Not to miss: The beautiful cathedrals and the Roman ruins.

12. Ménerbes


Also southern part of the country, on the west coast in the Provence region, lies Ménerbes, a village where a major battle between the Huguenots and Catholics played out in the 1570s.

With a population of a little less than 1000 people, Ménerbes became known to the anglophone world through British author Peter Mayle who wrote A Good Year, a book turned film that stars Russell Crowe.

Although the movie was shot in the neighbouring town, Bonnieux, Ménerbe offers a similar tranquil calm. It's a place for good wine, warm temperatures and old men playing pétanque.

Not to miss: The 'black diamond', also known as truffle. The village is famous for it.

13. Batz-sur-Mer

Moving up north again, to the west coast of Loire Atlantique, you have Batz-sur-Mer.

With its whitewashed granite houses and salty beaches, the village certainly inhabits the traits of a classic breton style town. Visitors will be able to devour delicacies from the sea and of course also the Breton specialty, galettes (savoury pancakes).

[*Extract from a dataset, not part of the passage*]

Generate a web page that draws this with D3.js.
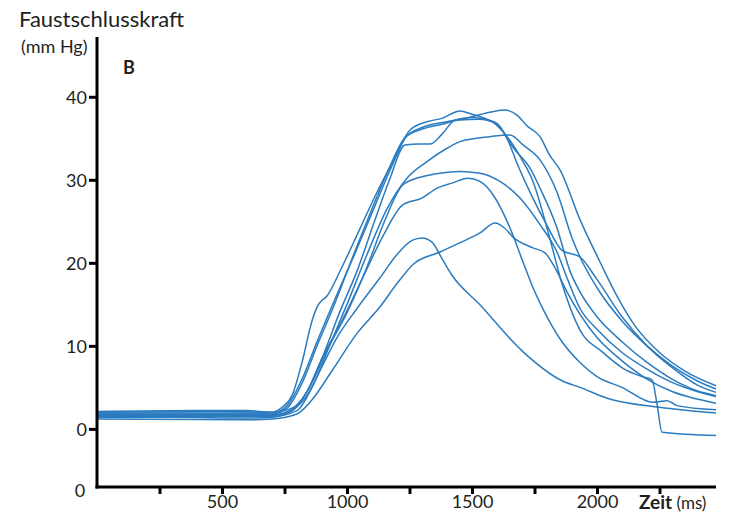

Not to miss: the Musée des marais salants (salt ponds museum). Now one of the oldest traditional museums in France, it was established by a local nun in the late 1880s who had concluded that tourism would change local in the village. 

15. Les Anses d'Arlet


It's a bit too far for a weekend roadtrip, but Les Anses d'Arlet – seated in the overseas département of Martinique – looks worth a visit. It's a small fisherman's village with a Caribbean, stress-free spirit. Explore the island's natural habitat, go for a boat ride to experience the rich wildlife or soak up the sun on the village's splendid beaches.

Not to miss: The church Saint-Henri des Anses-d'Arlet, which lies on the beach and is known as the most beautiful church on the island.